Begin with the line that contains "Convert this chart to Altair code." and continue down through the line that contains "HEAD_Y = 15"; reproduce those lines exactly and only those.

AVAILABLE DATA
»»
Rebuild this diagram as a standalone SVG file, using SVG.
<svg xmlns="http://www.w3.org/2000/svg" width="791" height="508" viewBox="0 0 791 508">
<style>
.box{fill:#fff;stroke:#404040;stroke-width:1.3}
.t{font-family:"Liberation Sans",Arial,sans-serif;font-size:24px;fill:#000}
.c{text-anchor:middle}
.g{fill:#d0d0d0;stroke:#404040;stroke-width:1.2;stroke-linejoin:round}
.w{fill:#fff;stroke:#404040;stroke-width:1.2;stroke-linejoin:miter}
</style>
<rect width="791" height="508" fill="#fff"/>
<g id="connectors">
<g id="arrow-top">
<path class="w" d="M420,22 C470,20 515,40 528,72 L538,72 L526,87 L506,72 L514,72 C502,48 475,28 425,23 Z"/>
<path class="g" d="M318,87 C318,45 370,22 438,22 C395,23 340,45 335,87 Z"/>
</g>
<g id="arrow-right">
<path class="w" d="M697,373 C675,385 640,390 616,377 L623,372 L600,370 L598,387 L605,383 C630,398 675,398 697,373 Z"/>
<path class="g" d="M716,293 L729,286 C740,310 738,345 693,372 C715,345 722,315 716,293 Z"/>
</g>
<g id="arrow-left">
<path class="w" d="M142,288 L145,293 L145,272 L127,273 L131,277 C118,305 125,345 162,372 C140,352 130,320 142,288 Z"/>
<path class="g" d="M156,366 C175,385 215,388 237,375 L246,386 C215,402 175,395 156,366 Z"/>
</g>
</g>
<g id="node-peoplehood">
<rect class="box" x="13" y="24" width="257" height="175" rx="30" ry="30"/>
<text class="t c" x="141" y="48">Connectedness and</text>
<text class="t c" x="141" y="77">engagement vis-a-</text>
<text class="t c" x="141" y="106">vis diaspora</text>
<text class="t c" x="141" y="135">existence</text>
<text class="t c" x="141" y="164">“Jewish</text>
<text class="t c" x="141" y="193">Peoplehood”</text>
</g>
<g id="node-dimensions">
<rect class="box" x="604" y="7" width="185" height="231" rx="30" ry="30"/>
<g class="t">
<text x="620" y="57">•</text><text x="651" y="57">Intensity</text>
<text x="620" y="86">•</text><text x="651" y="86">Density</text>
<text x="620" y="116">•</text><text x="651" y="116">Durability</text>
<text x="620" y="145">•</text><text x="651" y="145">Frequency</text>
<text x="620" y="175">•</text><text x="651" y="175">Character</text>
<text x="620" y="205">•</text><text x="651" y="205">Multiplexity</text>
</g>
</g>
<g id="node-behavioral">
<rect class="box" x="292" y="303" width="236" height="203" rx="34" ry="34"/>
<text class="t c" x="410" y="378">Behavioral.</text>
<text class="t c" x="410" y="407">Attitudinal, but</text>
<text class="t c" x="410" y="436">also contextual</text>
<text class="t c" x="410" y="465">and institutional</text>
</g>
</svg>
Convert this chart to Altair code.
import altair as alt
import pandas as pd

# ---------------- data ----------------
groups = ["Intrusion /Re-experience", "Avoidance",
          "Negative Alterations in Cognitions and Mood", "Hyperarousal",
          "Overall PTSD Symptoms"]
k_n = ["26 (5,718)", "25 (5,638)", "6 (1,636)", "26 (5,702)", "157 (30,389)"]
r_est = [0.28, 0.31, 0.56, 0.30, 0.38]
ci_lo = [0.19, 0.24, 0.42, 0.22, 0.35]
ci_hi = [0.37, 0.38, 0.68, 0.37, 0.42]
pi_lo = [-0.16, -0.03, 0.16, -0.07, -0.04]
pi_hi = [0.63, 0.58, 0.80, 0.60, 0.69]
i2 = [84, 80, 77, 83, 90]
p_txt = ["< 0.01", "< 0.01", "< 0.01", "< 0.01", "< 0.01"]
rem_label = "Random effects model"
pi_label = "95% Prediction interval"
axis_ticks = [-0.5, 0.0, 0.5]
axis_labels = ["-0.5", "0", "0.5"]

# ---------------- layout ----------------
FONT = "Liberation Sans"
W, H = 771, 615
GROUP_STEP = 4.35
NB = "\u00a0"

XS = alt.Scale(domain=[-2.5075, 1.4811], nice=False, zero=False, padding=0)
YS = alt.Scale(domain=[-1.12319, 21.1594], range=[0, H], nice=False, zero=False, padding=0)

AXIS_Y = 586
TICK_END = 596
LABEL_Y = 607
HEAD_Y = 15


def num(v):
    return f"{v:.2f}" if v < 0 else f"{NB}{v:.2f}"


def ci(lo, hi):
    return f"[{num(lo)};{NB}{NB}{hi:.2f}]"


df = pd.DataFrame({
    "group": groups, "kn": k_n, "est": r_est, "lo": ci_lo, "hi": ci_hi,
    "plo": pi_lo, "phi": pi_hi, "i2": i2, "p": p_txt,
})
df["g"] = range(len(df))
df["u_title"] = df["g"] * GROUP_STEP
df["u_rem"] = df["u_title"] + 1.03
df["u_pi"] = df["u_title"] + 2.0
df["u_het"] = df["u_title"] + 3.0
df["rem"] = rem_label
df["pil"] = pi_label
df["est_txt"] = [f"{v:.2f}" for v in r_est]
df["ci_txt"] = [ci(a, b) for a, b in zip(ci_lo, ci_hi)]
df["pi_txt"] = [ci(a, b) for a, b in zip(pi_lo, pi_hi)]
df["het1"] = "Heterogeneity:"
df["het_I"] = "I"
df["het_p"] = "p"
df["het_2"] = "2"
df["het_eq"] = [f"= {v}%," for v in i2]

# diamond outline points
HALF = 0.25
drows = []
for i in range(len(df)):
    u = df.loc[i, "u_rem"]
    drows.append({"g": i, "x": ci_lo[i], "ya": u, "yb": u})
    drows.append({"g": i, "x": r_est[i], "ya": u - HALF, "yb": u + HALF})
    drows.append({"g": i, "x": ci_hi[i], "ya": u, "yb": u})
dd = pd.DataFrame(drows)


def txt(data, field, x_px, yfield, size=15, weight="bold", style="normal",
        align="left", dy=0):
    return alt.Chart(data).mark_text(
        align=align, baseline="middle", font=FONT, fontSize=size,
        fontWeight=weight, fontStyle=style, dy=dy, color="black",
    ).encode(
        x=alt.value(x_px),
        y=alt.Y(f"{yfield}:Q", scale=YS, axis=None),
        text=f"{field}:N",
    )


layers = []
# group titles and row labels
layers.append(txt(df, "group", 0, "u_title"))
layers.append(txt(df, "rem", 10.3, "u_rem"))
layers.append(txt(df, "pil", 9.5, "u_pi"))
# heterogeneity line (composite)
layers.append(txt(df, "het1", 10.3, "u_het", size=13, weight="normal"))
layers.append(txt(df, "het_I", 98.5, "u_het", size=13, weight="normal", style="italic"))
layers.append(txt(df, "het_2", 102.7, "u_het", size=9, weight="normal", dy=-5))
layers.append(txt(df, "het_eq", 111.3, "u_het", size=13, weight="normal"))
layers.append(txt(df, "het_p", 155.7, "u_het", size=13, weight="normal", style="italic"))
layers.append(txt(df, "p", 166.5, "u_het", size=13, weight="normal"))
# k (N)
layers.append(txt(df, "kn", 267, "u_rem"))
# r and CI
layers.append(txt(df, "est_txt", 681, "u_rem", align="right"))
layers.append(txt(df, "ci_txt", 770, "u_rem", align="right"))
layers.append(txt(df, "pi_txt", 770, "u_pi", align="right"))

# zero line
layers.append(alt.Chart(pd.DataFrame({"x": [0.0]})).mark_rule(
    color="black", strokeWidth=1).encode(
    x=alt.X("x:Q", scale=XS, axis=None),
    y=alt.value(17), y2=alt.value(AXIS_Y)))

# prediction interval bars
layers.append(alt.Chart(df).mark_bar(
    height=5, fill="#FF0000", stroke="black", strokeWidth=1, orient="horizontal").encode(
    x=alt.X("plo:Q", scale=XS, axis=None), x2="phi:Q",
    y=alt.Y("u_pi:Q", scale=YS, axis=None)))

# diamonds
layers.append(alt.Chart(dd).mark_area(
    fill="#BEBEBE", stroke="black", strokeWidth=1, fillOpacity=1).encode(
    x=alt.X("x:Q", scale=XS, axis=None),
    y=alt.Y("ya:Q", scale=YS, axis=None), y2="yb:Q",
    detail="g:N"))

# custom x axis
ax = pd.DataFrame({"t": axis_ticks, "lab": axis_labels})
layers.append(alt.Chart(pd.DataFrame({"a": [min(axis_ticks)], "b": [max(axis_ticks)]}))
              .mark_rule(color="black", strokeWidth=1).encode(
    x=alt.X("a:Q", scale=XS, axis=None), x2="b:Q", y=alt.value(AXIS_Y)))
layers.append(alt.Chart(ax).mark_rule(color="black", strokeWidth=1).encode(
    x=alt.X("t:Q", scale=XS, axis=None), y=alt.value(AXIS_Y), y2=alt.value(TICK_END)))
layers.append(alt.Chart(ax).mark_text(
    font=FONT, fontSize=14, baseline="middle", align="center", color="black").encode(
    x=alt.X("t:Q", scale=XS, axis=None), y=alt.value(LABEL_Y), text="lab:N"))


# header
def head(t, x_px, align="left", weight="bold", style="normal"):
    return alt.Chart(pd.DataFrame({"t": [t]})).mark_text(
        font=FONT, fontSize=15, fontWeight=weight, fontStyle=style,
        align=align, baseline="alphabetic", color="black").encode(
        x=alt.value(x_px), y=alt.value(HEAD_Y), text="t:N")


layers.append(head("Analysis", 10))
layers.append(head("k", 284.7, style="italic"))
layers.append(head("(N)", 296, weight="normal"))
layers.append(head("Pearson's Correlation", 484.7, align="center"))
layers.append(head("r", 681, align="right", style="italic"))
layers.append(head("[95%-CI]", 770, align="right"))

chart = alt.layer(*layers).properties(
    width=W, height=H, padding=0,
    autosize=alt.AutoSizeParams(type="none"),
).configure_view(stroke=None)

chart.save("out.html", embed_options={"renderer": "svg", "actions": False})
««
RESULT
Convert this chart to Altair code.
import altair as alt
import pandas as pd

# ---------------- data ----------------
groups = ["Intrusion /Re-experience", "Avoidance",
          "Negative Alterations in Cognitions and Mood", "Hyperarousal",
          "Overall PTSD Symptoms"]
k_n = ["26 (5,718)", "25 (5,638)", "6 (1,636)", "26 (5,702)", "157 (30,389)"]
r_est = [0.28, 0.31, 0.56, 0.30, 0.38]
ci_lo = [0.19, 0.24, 0.42, 0.22, 0.35]
ci_hi = [0.37, 0.38, 0.68, 0.37, 0.42]
pi_lo = [-0.16, -0.03, 0.16, -0.07, -0.04]
pi_hi = [0.63, 0.58, 0.80, 0.60, 0.69]
i2 = [84, 80, 77, 83, 90]
p_txt = ["< 0.01", "< 0.01", "< 0.01", "< 0.01", "< 0.01"]
rem_label = "Random effects model"
pi_label = "95% Prediction interval"
axis_ticks = [-0.5, 0.0, 0.5]
axis_labels = ["-0.5", "0", "0.5"]

# ---------------- layout ----------------
FONT = "Liberation Sans"
W, H = 771, 615
GROUP_STEP = 4.35
NB = "\u00a0"

XS = alt.Scale(domain=[-2.5075, 1.4811], nice=False, zero=False, padding=0)
YS = alt.Scale(domain=[-1.12319, 21.1594], range=[0, H], nice=False, zero=False, padding=0)

AXIS_Y = 586
TICK_END = 596
LABEL_Y = 607
HEAD_Y = 15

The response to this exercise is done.